The transition from Mr. Peterson to long-time understudy Andrew Lehman began last fall when Mr. Peterson moved to an executive director advisory role.
Mr. Peterson officially walks away from day-to-day duties in December. However, he will remain a presence at tournament headquarters in the Stone House on the Deere Run course as a Player Liaison.
“That’s why I can’t be too sad about it,” said Mr. Peterson, who most specifically assumes control of the difficult job of recruiting 28 players for the Monday Pro-Am. “Some of those relationships that I’ve developed I can keep going, as well as learning the new wave of PGA Tour players.”
During this unofficial farewell tour, Mr. Peterson resisted any attempts to identify his favorite memories.

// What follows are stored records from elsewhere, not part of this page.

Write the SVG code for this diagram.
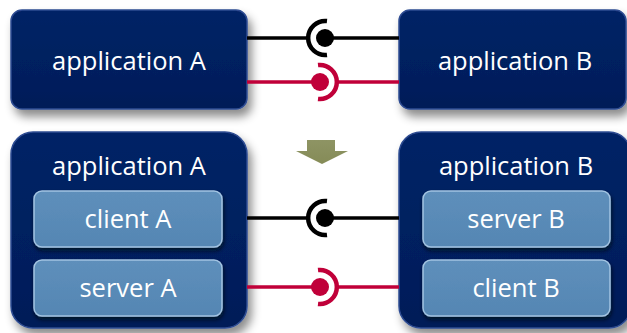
<svg xmlns="http://www.w3.org/2000/svg" width="627" height="333" viewBox="0 0 627 333">
  <defs>
    <filter id="shadow" x="-20%" y="-20%" width="150%" height="160%">
      <feDropShadow dx="4" dy="7" stdDeviation="5" flood-color="#000" flood-opacity="0.45"/>
    </filter>
    <filter id="innerShadow" x="-10%" y="-20%" width="120%" height="150%">
      <feDropShadow dx="1" dy="3" stdDeviation="2" flood-color="#000814" flood-opacity="0.7"/>
    </filter>
    <linearGradient id="navy" x1="0" y1="0" x2="0" y2="1">
      <stop offset="0" stop-color="#062466"/>
      <stop offset="0.5" stop-color="#002060"/>
      <stop offset="1" stop-color="#031d58"/>
    </linearGradient>
    <linearGradient id="steel" x1="0" y1="0" x2="0" y2="1">
      <stop offset="0" stop-color="#5e8fbb"/>
      <stop offset="1" stop-color="#5586b3"/>
    </linearGradient>
    <linearGradient id="olive" x1="0" y1="0" x2="0" y2="1">
      <stop offset="0" stop-color="#8e9464"/>
      <stop offset="1" stop-color="#858b57"/>
    </linearGradient>
  </defs>
  <style>
    .app { fill: url(#navy); stroke: #2d4c92; stroke-width: 1.5; filter: url(#shadow); }
    .part { fill: url(#steel); stroke: #a3c4e2; stroke-width: 1.5; filter: url(#innerShadow); }
    .label { font-family: "Open Sans", "Noto Sans", sans-serif; font-size: 25.5px; fill: #ffffff; text-anchor: middle; }
    .wire { fill: none; stroke-width: 3.5; }
    .black { stroke: #000000; }
    .red { stroke: #c00039; }
    .socket { fill: none; stroke-width: 4.5; }
  </style>
  <rect width="627" height="333" fill="#ffffff"/>

  <!-- top row: applications talking directly -->
  <g id="appA-top">
    <rect class="app" x="11" y="10" width="236" height="99" rx="11"/>
    <text class="label" x="129" y="70">application A</text>
  </g>
  <g id="appB-top">
    <rect class="app" x="399" y="10" width="227" height="99" rx="11"/>
    <text class="label" x="515" y="70">application B</text>
  </g>

  <!-- transition arrow -->
  <g id="arrow">
    <polygon points="307,140 335,140 335,151 348,151 322,164 296,151 307,151" fill="url(#olive)"/>
  </g>

  <!-- bottom row: applications with client/server parts -->
  <g id="appA-bottom">
    <rect class="app" x="11" y="132" width="236" height="196" rx="22"/>
    <text class="label" x="129" y="175">application A</text>
  </g>
  <g id="clientA">
    <rect class="part" x="34" y="191" width="188" height="56" rx="8"/>
    <text class="label" x="128" y="228">client A</text>
  </g>
  <g id="serverA">
    <rect class="part" x="34" y="260" width="188" height="56" rx="8"/>
    <text class="label" x="128" y="297">server A</text>
  </g>
  <g id="appB-bottom">
    <rect class="app" x="399" y="132" width="232" height="196" rx="22"/>
    <text class="label" x="516" y="175">application B</text>
  </g>
  <g id="serverB">
    <rect class="part" x="423" y="191" width="187" height="56" rx="8"/>
    <text class="label" x="516" y="228">server B</text>
  </g>
  <g id="clientB">
    <rect class="part" x="423" y="260" width="187" height="56" rx="8"/>
    <text class="label" x="516" y="297">client B</text>
  </g>

  <!-- connectors: ball-and-socket interfaces -->
  <g id="connectors">
    <!-- top black: socket on A side, ball on B side -->
    <line class="wire black" x1="247" y1="38" x2="308" y2="38"/>
    <path class="socket black" d="M 327 21.1 A 17 17 0 1 0 327 54.9"/>
    <circle cx="325" cy="38" r="9" fill="#000000"/>
    <line class="wire black" x1="325" y1="38" x2="399" y2="38"/>

    <!-- top red: ball on A side, socket on B side -->
    <line class="wire red" x1="247" y1="82" x2="320" y2="82"/>
    <circle cx="320" cy="82" r="9" fill="#c00039"/>
    <path class="socket red" d="M 318 65.1 A 17 17 0 1 1 318 98.9"/>
    <line class="wire red" x1="337" y1="82" x2="399" y2="82"/>

    <!-- bottom black: client A to server B -->
    <line class="wire black" x1="247" y1="218" x2="308" y2="218"/>
    <path class="socket black" d="M 327 201.1 A 17 17 0 1 0 327 234.9"/>
    <circle cx="325" cy="218" r="9" fill="#000000"/>
    <line class="wire black" x1="325" y1="218" x2="399" y2="218"/>

    <!-- bottom red: server A to client B -->
    <line class="wire red" x1="247" y1="287" x2="320" y2="287"/>
    <circle cx="320" cy="287" r="9" fill="#c00039"/>
    <path class="socket red" d="M 318 270.1 A 17 17 0 1 1 318 303.9"/>
    <line class="wire red" x1="337" y1="287" x2="399" y2="287"/>
  </g>
</svg>
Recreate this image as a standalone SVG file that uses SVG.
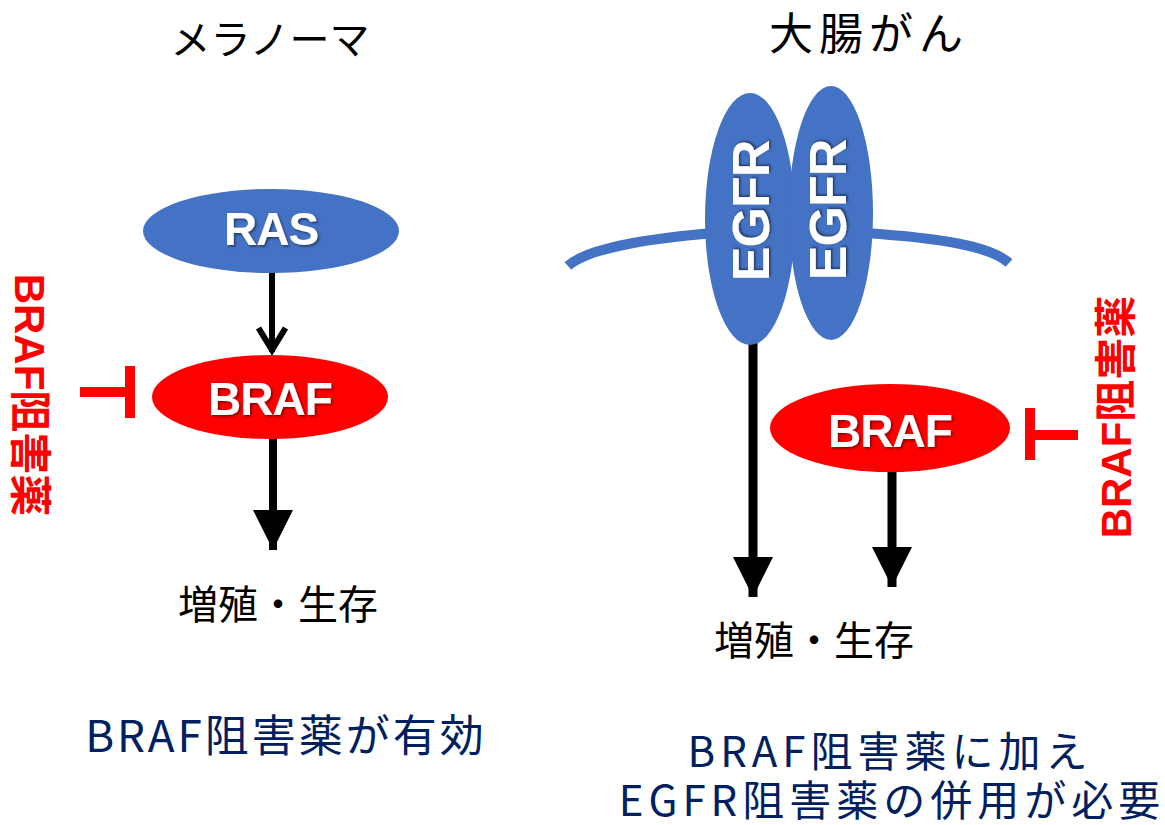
<svg xmlns="http://www.w3.org/2000/svg" width="1165" height="825" viewBox="0 0 1165 825">
<style>
.blue{fill:#4472C4}
.red{fill:#FF0000}
.lbl{font-family:"Liberation Sans",Arial,sans-serif;font-weight:bold;fill:#fff;text-anchor:middle;filter:url(#sh)}
.jp{font-family:"Noto Sans CJK JP","Liberation Sans",sans-serif;fill:#000;text-anchor:middle}
.nv{font-family:"Noto Sans CJK JP","Liberation Sans",sans-serif;fill:#002060;text-anchor:middle}
.drug{font-family:"Liberation Sans","Noto Sans CJK JP",sans-serif;font-weight:bold;fill:#FF0000;text-anchor:middle;font-size:42px}
.inh{fill:#FF0000}
.conn{stroke:#000;fill:none}
</style>
<defs>
<filter id="sh" x="-20%" y="-20%" width="140%" height="140%">
<feDropShadow dx="1.5" dy="1.5" stdDeviation="1" flood-color="#000" flood-opacity="0.5"/>
</filter>
<marker id="tri" markerUnits="userSpaceOnUse" viewBox="0 0 40 40" markerWidth="40" markerHeight="40" refX="40" refY="20" orient="auto">
<path d="M0,0 L40,20 L0,40 Z" fill="#000"/>
</marker>
<marker id="open" markerUnits="userSpaceOnUse" viewBox="-30 -20 40 40" markerWidth="40" markerHeight="40" refX="0" refY="0" orient="auto" overflow="visible">
<path d="M-24,-13.5 L-2,0 L-24,13.5" fill="none" stroke="#000" stroke-width="6"/>
</marker>
</defs>
<rect width="1165" height="825" fill="#fff"/>

<!-- titles -->
<g id="title-left"><text class="jp" x="270" y="54" font-size="40">メラノーマ</text></g>
<g id="title-right"><text class="jp" x="869" y="50" font-size="44" letter-spacing="6">大腸がん</text></g>

<!-- membrane -->
<g id="membrane" fill="none" stroke="#4472C4" stroke-width="10">
<path d="M568,266 C585,250 640,239 715,233"/>
<path d="M865,233 C940,238 990,246 1009,263"/>
</g>

<!-- connectors -->
<g id="connectors">
<line class="conn" x1="272" y1="272" x2="272" y2="352" stroke-width="6" marker-end="url(#open)"/>
<line class="conn" x1="273" y1="438" x2="273" y2="550" stroke-width="8" marker-end="url(#tri)"/>
<line class="conn" x1="753" y1="330" x2="753" y2="597" stroke-width="9" marker-end="url(#tri)"/>
<line class="conn" x1="892" y1="470" x2="892" y2="587" stroke-width="9" marker-end="url(#tri)"/>
</g>

<!-- nodes -->
<g id="ras">
<ellipse class="blue" cx="271" cy="231" rx="128" ry="42"/>
<text class="lbl" x="271" y="245" font-size="46" letter-spacing="-1">RAS</text>
</g>
<g id="braf-left">
<ellipse class="red" cx="270" cy="397" rx="118" ry="42"/>
<text class="lbl" x="270" y="415" font-size="46" letter-spacing="-1">BRAF</text>
</g>
<g id="egfr-1">
<ellipse class="blue" cx="750" cy="219" rx="45" ry="126"/>
<text class="lbl" font-size="52" letter-spacing="-1" transform="translate(769,211) rotate(-90)">EGFR</text>
</g>
<g id="egfr-2">
<ellipse class="blue" cx="831" cy="213" rx="42" ry="127"/>
<text class="lbl" font-size="52" letter-spacing="-1" transform="translate(846,210) rotate(-90)">EGFR</text>
</g>
<g id="braf-right">
<ellipse class="red" cx="890" cy="428" rx="120" ry="44"/>
<text class="lbl" x="890" y="447" font-size="46" letter-spacing="-1">BRAF</text>
</g>

<!-- inhibitors -->
<g id="inhibitor-left">
<rect class="inh" x="80" y="387" width="50" height="10"/>
<rect class="inh" x="125" y="366" width="10" height="52"/>
<text class="drug" transform="translate(15,395) rotate(90)">BRAF阻害薬</text>
</g>
<g id="inhibitor-right">
<rect class="inh" x="1025" y="430" width="53" height="10"/>
<rect class="inh" x="1025" y="408" width="10" height="52"/>
<text class="drug" transform="translate(1131,417) rotate(-90)">BRAF阻害薬</text>
</g>

<!-- outcomes -->
<g id="outcome-left"><text class="jp" x="278" y="619" font-size="40">増殖・生存</text></g>
<g id="outcome-right"><text class="jp" x="814" y="655" font-size="40">増殖・生存</text></g>

<!-- captions -->
<g id="caption-left"><text class="nv" x="286" y="752" font-size="44" letter-spacing="3">BRAF阻害薬が有効</text></g>
<g id="caption-right">
<text class="nv" x="890" y="767" font-size="42" letter-spacing="5">BRAF阻害薬に加え</text>
<text class="nv" x="892" y="816" font-size="42" letter-spacing="5">EGFR阻害薬の併用が必要</text>
</g>
</svg>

However, he did reveal his ultimate foursome to include Mr. Johnson, two-time JDC champ Mr. Spieth, and three-time JDC champ Steve Stricker – who was forced to withdraw from this year’s JDC at the last minute because of a lingering back injury.
“It’s gone by quickly,” Mr. Peterson said. “I consider it one of the great blessings of my life because before this I led a pretty narrow Deere existence – not that there’s anything wrong with that. But this event led me to meeting all of our great board members and other volunteers, all of our sponsors, and all the great people on the PGA Tour.
“That’s what I really remember and I’m thankful for more than anything.”